Telegent chooses mobile TV road less taken

Some people just refuse to run with the herd — like 4-year-old mobile TV start-up Telegent.

The Sunnyvale, CA-based company has been getting a lot of attention lately for its single-chip analog mobile receivers. The company's analog receivers are currently embedded in more than 80 handsets worldwide by manufacturers in China, Taiwan, Korea and Southeast Asia and sold in China, Africa, the Middle East, Latin America and Europe

"When we got started, every other company was focused on broadcast reception of newly developed digital TV standards," says Telegent VP of marketing Diana Jovin. "It was believed it was impossible to use analog systems to receive broadcast TV on mobile devices — no chip was low enough power."

Telegent looked at the problem a different way: in terms of the opportunity. If the company could solve the technical problem, Telegent could take advantage of a built-in market.
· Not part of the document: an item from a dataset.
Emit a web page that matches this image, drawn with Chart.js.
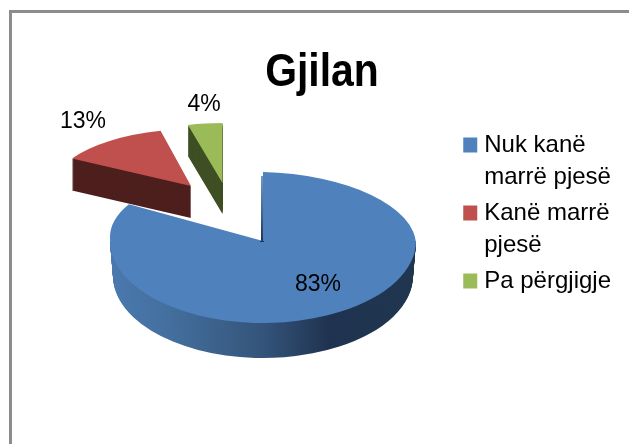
<!DOCTYPE html>
<html>
<head>
<meta charset="utf-8">
<style>
  html, body { margin: 0; padding: 0; background: #fff; overflow: hidden; }
  #wrap { position: relative; width: 629px; height: 444px; overflow: hidden; }
  #frame { position: absolute; left: 9px; top: 10px; width: 800px; height: 800px; border: 3px solid #8c8c8c; }
  canvas { position: absolute; left: 0; top: 0; }
</style>
<script src="https://cdn.jsdelivr.net/npm/chart.js@4"></script>
</head>
<body>
<div id="wrap">
  <div id="frame"></div>
  <canvas id="pie-chart" width="629" height="444"></canvas>
</div>
<script>
var categories = [["Nuk kanë", "marrë pjesë"], ["Kanë marrë", "pjesë"], ["Pa përgjigje"]];
var values = [83, 13, 4];
var percentLabels = ["83%", "13%", "4%"];

var topColors = ["#4f81bd", "#c0504d", "#9bbb59"];
var sideColors = [null, "#4d1f1d", "#3f4f24"];

// where each wedge tip lands and how the flat pie is squashed
var wedges = [
    { x: 263, y: 241, rx: 153, ryTop: 69, ryBottom: 82, tilt: 4, depth: 35 },
    { x: 191, y: 186, rx: 138, ryTop: 57, skew: -4, depth: 32 },
    { x: 222.5, y: 183, rx: 139, ryTop: 60, skew: 0, depth: 31 }
];
var labelSpots = [[318, 285], [83, 122], [204, 105]];

function placeArc(ctx, arc, w, ry, dy, shrink, tilt) {
    var r = arc.outerRadius;
    var rx = w.rx - (shrink || 0);
    ctx.transform(rx / r, (tilt || 0) / r, (w.skew || 0) / r, ry / r, w.x, w.y + dy);
    ctx.translate(-arc.x, -arc.y);
}

function drawWith(ctx, arc, color) {
    var keep = arc.options;
    arc.options = Object.assign({}, keep, { backgroundColor: color });
    arc.draw(ctx);
    arc.options = keep;
}

function blueGradient(ctx, arc) {
    var r = arc.outerRadius;
    var g = ctx.createLinearGradient(arc.x - r, 0, arc.x + r, 0);
    g.addColorStop(0, "#4b79ae");
    g.addColorStop(0.18, "#44709f");
    g.addColorStop(0.5, "#34547a");
    g.addColorStop(0.72, "#1f3350");
    g.addColorStop(1, "#20364f");
    return g;
}

function drawBlue(ctx, arc, w) {
    var d;
    ctx.save();
    ctx.beginPath();
    ctx.rect(0, w.y, 629, 203);
    ctx.clip();
    for (d = w.depth; d >= 1; d--) {
        ctx.save();
        placeArc(ctx, arc, w, w.ryBottom, d, 3 * d / w.depth);
        drawWith(ctx, arc, blueGradient(ctx, arc));
        ctx.restore();
    }
    ctx.save();
    placeArc(ctx, arc, w, w.ryBottom, 0);
    arc.draw(ctx);
    ctx.restore();
    ctx.restore();

    // thin inner wall showing along the vertical cut
    ctx.save();
    ctx.beginPath();
    ctx.rect(w.x - 3, w.y - w.ryTop + 4, 4, w.ryTop - 3);
    ctx.clip();
    ctx.translate(-2, 0);
    placeArc(ctx, arc, w, w.ryTop, 0, 0, w.tilt);
    var wall = ctx.createLinearGradient(0, arc.y - arc.outerRadius, 0, arc.y);
    wall.addColorStop(0, "#7d9cc4");
    wall.addColorStop(0.6, "#3f6490");
    wall.addColorStop(1, "#1f3350");
    drawWith(ctx, arc, wall);
    ctx.restore();

    ctx.save();
    ctx.beginPath();
    ctx.rect(0, 0, 629, w.y);
    ctx.clip();
    placeArc(ctx, arc, w, w.ryTop, 0, 0, w.tilt);
    arc.draw(ctx);
    ctx.restore();
}

function drawWedge(ctx, arc, w, side) {
    var d;
    for (d = w.depth; d >= 1; d--) {
        ctx.save();
        placeArc(ctx, arc, w, w.ryTop, d);
        drawWith(ctx, arc, side);
        ctx.restore();
    }
    ctx.save();
    placeArc(ctx, arc, w, w.ryTop, 0);
    arc.draw(ctx);
    ctx.restore();
}

var pie3d = {
    id: "pie3d",
    beforeDraw: function(chart) {
        // the title in the picture is a squeezed Arial, no narrow bold is installed
        var t = chart.titleBlock;
        if (t.squeezed) return;
        var drawTitle = t.draw;
        t.squeezed = true;
        t.draw = function() {
            var ctx = chart.ctx;
            ctx.save();
            ctx.translate(322, 0);
            ctx.scale(0.87, 1);
            ctx.translate(-(t.left + t.right) / 2, 0);
            drawTitle.call(t);
            ctx.restore();
        };
    },
    beforeDatasetDraw: function(chart, args) {
        var ctx = chart.ctx;
        var arcs = args.meta.data;
        drawBlue(ctx, arcs[0], wedges[0]);
        drawWedge(ctx, arcs[1], wedges[1], sideColors[1]);
        drawWedge(ctx, arcs[2], wedges[2], sideColors[2]);
        return false;
    },
    afterDatasetsDraw: function(chart) {
        var ctx = chart.ctx;
        ctx.save();
        ctx.font = "23px 'Liberation Sans'";
        ctx.fillStyle = "#000";
        ctx.textAlign = "center";
        ctx.textBaseline = "middle";
        percentLabels.forEach(function(t, i) {
            ctx.fillText(t, labelSpots[i][0], labelSpots[i][1]);
        });
        ctx.restore();
    }
};

var chart = new Chart(document.getElementById("pie-chart").getContext("2d"), {
    type: "pie",
    plugins: [pie3d],
    data: {
        labels: categories,
        datasets: [{
            data: values,
            backgroundColor: topColors,
            borderWidth: 0
        }]
    },
    options: {
        responsive: false,
        animation: false,
        layout: { padding: { left: 16, right: 8, top: 36, bottom: 46 } },
        plugins: {
            tooltip: { enabled: false },
            title: {
                display: true,
                text: "Gjilan",
                color: "#000",
                font: { family: "'Liberation Sans'", size: 47, weight: "bold" },
                padding: { top: 9, bottom: 10 }
            },
            legend: {
                position: "right",
                labels: {
                    color: "#000",
                    usePointStyle: true,
                    boxWidth: 5,
                    boxHeight: 15,
                    padding: 4,
                    font: { family: "'Liberation Sans'", size: 24, lineHeight: 1.333 },
                    generateLabels: function() {
                        return categories.map(function(c, i) {
                            return { text: c, fillStyle: topColors[i], strokeStyle: topColors[i], lineWidth: 0, pointStyle: "rect", index: i };
                        });
                    }
                }
            }
        }
    }
});
</script>
</body>
</html>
"We'd deliver a solution that [already] had a global footprint," Jovin said. "The analog ecosystem that was built out over 60 years is available, and it's built out all over the world. So, we looked at building a single-chip solution. By integrating the RF input with a 21st century digital signal processor, you’d have low enough power and high enough picture quality."

Telegent's single-chip CMOS receivers — the company offers three, two analog (NTSC, PAL, SECCAM) and one digital (DVB-H) — include the TV tuner, demodulator, decoder, scaler and a custom DSP running Telegent's proprietary algorithms. This design cuts production costs, lowers operating power requirement and simplifies integration into handsets.

The "secret" is Telegent's architecture, SureTrak, designed for consistent mobile TV reception. The architecture enhances and optimizes reception and provides error prevention and concealment. "It's been tested on China's mag/lev bullet train in Shanghai at up to 430km/h,” Jovin said, "and the reception is actually better than that on full-size TVs."

From the customer's point of view, analog mobile TV has plenty to recommend. First, consumers have access to the same content they watch at home — a particular program and time they know. Second, they can get it on their handsets for free. Combining these two factors drives adoption. By contrast, asking people to pay for something unfamiliar creates a disincentive.

“We found if you’re offering unfamiliar programming — and all content in these digital standards is unfamiliar — and you're charging a fee, adoption is a lot slower," Jovin said. “I think it's proven that if you can offer free-to-air, it's [a model] that can realize mass adoption…We've seen that once consumers watch free TV, they're more open to pay-to-view models.”

From an operator’s perspective, the challenge is one of how to offer real value by effectively turning handsets into televisions and make money doing it. "If they can provide free-to-air TV, they can develop some interesting revenue models such as advertising and increased SMS," Jovin said.

Telegent’s future goals are to enable both analog and digital free-to-air broadcast reception with products capable of handling multiple standards and to enable operators to build revenue models on the free-to-air platform.

"We believe that in the coming year, adoption will take off in Latin America the same way it has in Asia in the last year. Eventually, we believe the TV will be as pervasive on handsets as the camera is."